Fortune's Lover by Rachel Pollack
First of all, let me admit that I don’t really have much interest in Tarot cards or fortune telling or Ouija boards or psychics or any of that. Several of my friends read Rob Brezsny, so once in a while I check him out, only for the notion of possibility that such mental trinkets suggest. For whatever reason, my only interest in this realm is metaphorical or mood-based. I do my fortune telling in the form of considering the horrible and wonderful unknown that is the universe. That freaks my shit out just fine.
Secondly, I don’t know much about the history of Tarot. I did not, until this afternoon, know how complicated its evolution has been, nor how old the objects of its play/use are (historical traces suggest a range between 1410 and 1430). Tarot was and is a game, way before it was a forecasting tool. Nobody knows the definite etymology of the word itself, though suggestions include the Arabic “turuq” for “four pathways ” or “tarach ” for “reject,” and the French etymology gives it up to the Italians for “tarocco,” meaning, “deduction, the act of deducting.”
Rachel Pollack’s new (and charmingly pocket-sized) book, Fortune’s Lover, is “a book of tarot poems” that toys and probes. It’s not conventionally narrative, though it does tell stories. It’s not straight up lyric because it’s always got something more methodical driving the content.

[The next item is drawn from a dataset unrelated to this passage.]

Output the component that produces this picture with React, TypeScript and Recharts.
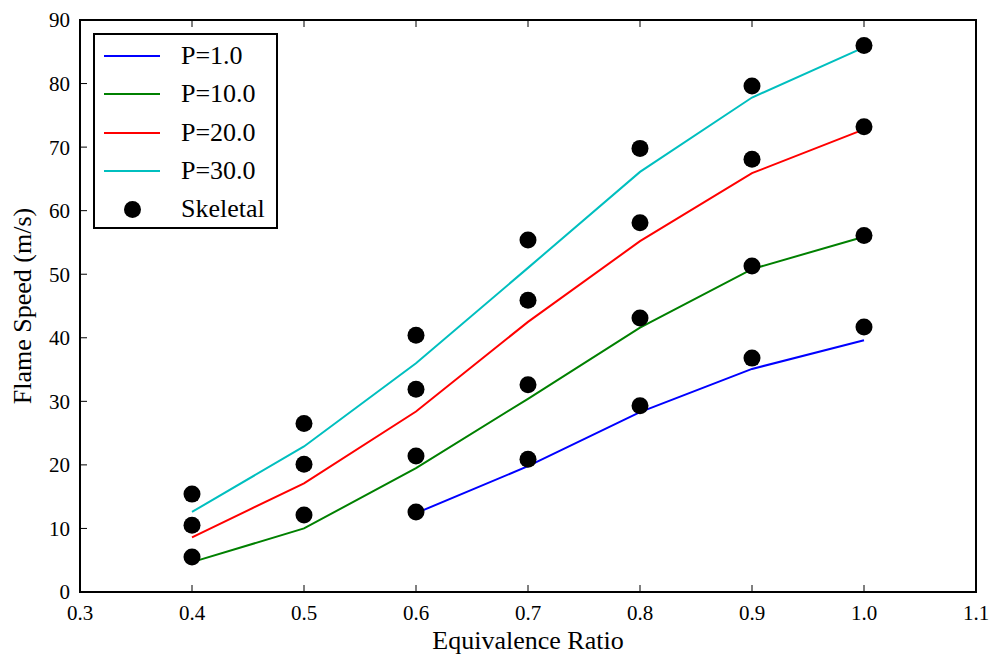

It feels, at moments, like the inside of someone’s house or like the language of a fantasy or like a pendant dropped on a table. And those sensations can make it feel pretty luscious. “Delighter of signs, ancestor,/ you taste the tongues of angels.” In a poem called “Devil,” Adam and Eve eat a baby and hide it and “[a] voice speaks, thin and sweet, from/ inside their bellies and along their veins.” In “Wheel of Fortune,” Pollack asks, without much flourish, but somehow quite endearingly, “[I]s every ruler,/ every hero, and every peasant/ a King of Fools?” She goes on to confess to a delightful addiction to “other people’s lives, /their memories like dreams [she] live[s] in pictures.” I love that.
What sold me on this book was the second to last poem. It’s called “Tarot Pi.” This poem was generated by translating the numbers 0-9 into words related to the first ten cards of the Tarot Major Arcana (along with “Awakens” for the decimal point). The words were then substituted for their numbers in the first hundred digits of the irrational number known as Pi...
Pleasure awakens light,
blessing lonely silence.
Desire blessing pleasure. Desire
lion lonely rolling pleasure, silence pleasure.
. . . Reckless
rolling lion, light desire power. Reckless
desire, silence, lion desire silence. Reckless
lion, lonely, lonely lion, desire silence lion. Reckless
pleasure, power lion . . .
I’ve excerpted it here for brevity, but it’s a great read straight through. When I saw Pollack playing this way, and realized how she handled the messy web of chance and system and lyric and chaos, I was won over.
Okay, now it’s worth noting that Pollack, who is a visual artist, is the creator of a well regarded Tarot deck, The Shining Tribe Tarot. Once I started looking around at Pollack’s bio and work, it got even more interesting. She’s a beloved Fantasy writer, a nonfiction writer, and (!) the author of the comic book Doom Patrol (#64-87). Additionally, she’s a transsexual woman known for her challenges of “sickness” labels in her written criticism. The point is: Rachel Pollack is pretty cool; authors like her remind us that individuals can actually overcome the disgusting and oppressive tide of homogeneity, that meaning-making activities like poetry and deduction and symbol-weaving can be a subversion of everything unimaginative and dull. That seems very sensible.